Page MenuHomePhabricator

Spike. Load search data into turnilo to test whether exploratory data can do away with some of the dashboards
Closed, ResolvedPublic

Description

Looks like data in serach comes from two sources:

wmf_raw_.cirrussearchrequest:

https://github.com/wikimedia/wikimedia-discovery-golden/blob/master/modules/metrics/search/cirrus_aggregates.R

TestSearchSatisfaction eventlogging schema: https://meta.wikimedia.org/wiki/Schema:TestSearchSatisfaction

The schema data is going into MySQL. The team has another schema (different name, same data) that is used to harvest data for AB test that is persisted only to hadoop so they can send a bigger volume of events:

https://grafana.wikimedia.org/d/000000018/eventlogging-schema?orgId=1&var-schema=SearchSatisfaction

Event Timeline

fdans triaged this task as High priority.
fdans added a project: Analytics-Kanban.
fdans moved this task from Incoming to Smart Tools for Better Data on the Analytics board.

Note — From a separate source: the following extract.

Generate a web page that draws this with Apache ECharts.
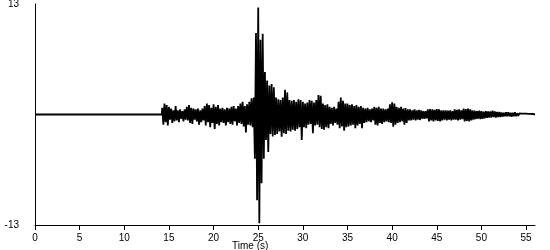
<!DOCTYPE html>
<html>
<head>
<meta charset="utf-8">
<script src="https://cdn.jsdelivr.net/npm/echarts@6/dist/echarts.min.js"></script>
<style>
html,body{margin:0;padding:0;background:#fff;}
#chart{width:550px;height:250px;}
</style>
</head>
<body>
<div id="chart"></div>
<script>
// Quiet record before the first arrival (s)
const quietTimes = [0, 14.2];
// Acceleration samples (cm/s/s), starting at t0 with step dt
const t0 = 14.25;
const dt = 0.125;
const accel = [
  // 14.25 - 14.875
  0.8,-1.2,1.3,-0.9,1.1,-1.3,
  // 15
  0.9,-0.6,0.7,-1.0,0.5,-0.8,1.0,-0.7,
  // 16
  0.5,-0.9,0.6,-0.5,0.4,-0.8,0.6,-0.6,
  // 17
  0.9,-0.7,1.1,-1.0,0.8,-1.1,0.7,-0.6,
  // 18
  0.6,-0.8,0.7,-1.2,0.5,-0.9,0.7,-0.7,
  // 19
  1.0,-1.3,1.3,-0.9,1.1,-1.5,0.8,-1.0,
  // 20
  1.2,-1.7,0.9,-1.1,1.1,-1.3,0.7,-0.9,
  // 21
  0.8,-1.0,0.6,-1.3,0.8,-0.9,0.7,-1.1,
  // 22
  0.9,-1.2,1.0,-0.8,0.7,-1.3,1.0,-1.0,
  // 23
  1.3,-1.1,1.5,-1.4,1.0,-2.1,1.2,-1.2,
  // 24
  1.5,-1.3,1.9,-1.5,2.0,-5.2,9.6,-10.1,
  // 25
  12.6,-12.8,8.8,-8.1,9.5,-5.2,5.0,-3.0,
  // 26
  4.0,-4.4,3.4,-2.3,3.6,-2.6,3.2,-2.4,
  // 27
  2.0,-2.3,1.8,-2.0,1.7,-2.6,2.0,-2.2,
  // 28
  2.9,-2.3,2.6,-1.9,1.7,-2.0,1.6,-1.8,
  // 29
  1.7,-1.9,1.5,-1.7,1.8,-1.5,1.7,-3.0,
  // 30
  1.5,-1.5,1.3,-1.6,1.4,-1.2,1.7,-1.1,
  // 31
  1.6,-2.2,1.4,-1.3,1.7,-1.2,2.3,-1.5,
  // 32
  2.2,-1.7,1.3,-1.8,1.1,-1.5,1.2,-1.6,
  // 33
  0.9,-1.1,0.8,-1.3,0.9,-1.0,0.7,-1.2,
  // 34
  1.5,-1.6,2.0,-1.4,1.6,-1.9,1.3,-1.5,
  // 35
  1.3,-1.4,1.1,-1.3,1.2,-1.2,1.0,-1.6,
  // 36
  1.1,-1.3,0.9,-1.1,1.0,-1.6,0.8,-1.0,
  // 37
  0.7,-0.9,0.8,-0.8,0.6,-0.9,0.7,-0.7,
  // 38
  0.9,-1.2,0.8,-1.3,0.9,-1.0,0.7,-1.1,
  // 39
  0.7,-0.9,0.6,-0.8,0.7,-0.9,1.2,-1.0,
  // 40
  1.45,-1.45,1.3,-1.2,0.9,-1.0,0.8,-0.9,
  // 41
  0.9,-0.8,0.7,-1.2,0.75,-1.0,0.6,-0.7,
  // 42
  0.6,-0.7,0.5,-0.6,0.6,-0.7,0.5,-0.6,
  // 43
  0.55,-0.65,0.5,-0.5,0.4,-0.5,0.4,-0.45,
  // 44
  0.6,-0.8,0.65,-0.7,0.6,-0.8,0.55,-0.7,
  // 45
  0.65,-0.75,0.6,-0.8,0.5,-0.7,0.5,-0.6,
  // 46
  0.5,-0.7,0.45,-0.6,0.5,-0.7,0.4,-0.6,
  // 47
  0.6,-0.6,0.55,-0.7,0.6,-0.6,0.5,-0.55,
  // 48
  0.7,-0.8,0.65,-0.75,0.7,-0.8,0.6,-0.7,
  // 49
  0.5,-0.6,0.45,-0.55,0.4,-0.5,0.45,-0.55,
  // 50
  0.4,-0.5,0.35,-0.45,0.4,-0.4,0.35,-0.35,
  // 51
  0.35,-0.35,0.45,-0.3,0.35,-0.35,0.3,-0.3,
  // 52
  0.3,-0.3,0.25,-0.25,0.2,-0.2,0.25,-0.2,
  // 53
  0.25,-0.2,0.2,-0.25,0.2,-0.2,0.25,-0.2,
  // 54
  0.15,-0.15,0.12,-0.1,0.1,-0.12,0.1,-0.1,
  // 55
  0.1,-0.1,0.08,-0.1,0.08,-0.08,0.06,-0.05,
  // 56
  0
];
const xTicks = [0,5,10,15,20,25,30,35,40,45,50,55];
const yTicks = [-13, 13];
const xTitle = 'Time (s)';
const yTitle = 'cm/s/s';

const data = quietTimes.map(t => [t, 0]);
accel.forEach((v, i) => data.push([t0 + i * dt, v]));

const font = 'Liberation Sans, Arial, sans-serif';
const chart = echarts.init(document.getElementById('chart'), null, {renderer: 'canvas'});
chart.setOption({
  animation: false,
  backgroundColor: '#ffffff',
  grid: {left: 35, right: 15, top: 4, bottom: 25, containLabel: false, outerBoundsMode: 'none'},
  xAxis: {
    type: 'value', min: 0, max: 56,
    splitLine: {show: false},
    axisLine: {show: true, onZero: false, lineStyle: {color: '#000', width: 1}},
    axisTick: {show: true, inside: false, length: 5, lineStyle: {color: '#000'}, customValues: xTicks},
    axisLabel: {color: '#000', fontSize: 10, fontFamily: font, margin: 8, customValues: xTicks}
  },
  yAxis: {
    type: 'value', min: -13, max: 13,
    name: yTitle, nameLocation: 'middle', nameGap: 18,
    nameTextStyle: {color: '#000', fontSize: 10, fontFamily: font},
    splitLine: {show: false},
    axisLine: {show: true, onZero: false, lineStyle: {color: '#000', width: 1}},
    axisTick: {show: false},
    axisLabel: {color: '#000', fontSize: 10, fontFamily: font, margin: 16, customValues: yTicks}
  },
  graphic: [{
    type: 'text', left: 232, top: 241,
    style: {text: xTitle, fill: '#000', font: '10px ' + font}
  }],
  series: [{
    type: 'line', data: data, showSymbol: false, symbol: 'none',
    sampling: null,
    lineStyle: {color: '#000', width: 1.8},
    silent: true
  }]
});
</script>
</body>
</html>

Any news on this? Can we do something to help this move forward?

This will not move forward until Q2 (October). We'll talk about it again at that time.

@EBernhardson will work on this along with the DYM work, probably before Q2 :)

Evaluated with respect to our did you mean suggestions and this seems like a plausible path forward. Since this was only a spike will create a separate task to put together the appropriate oozie workflows to generate the data in an ongoing basis.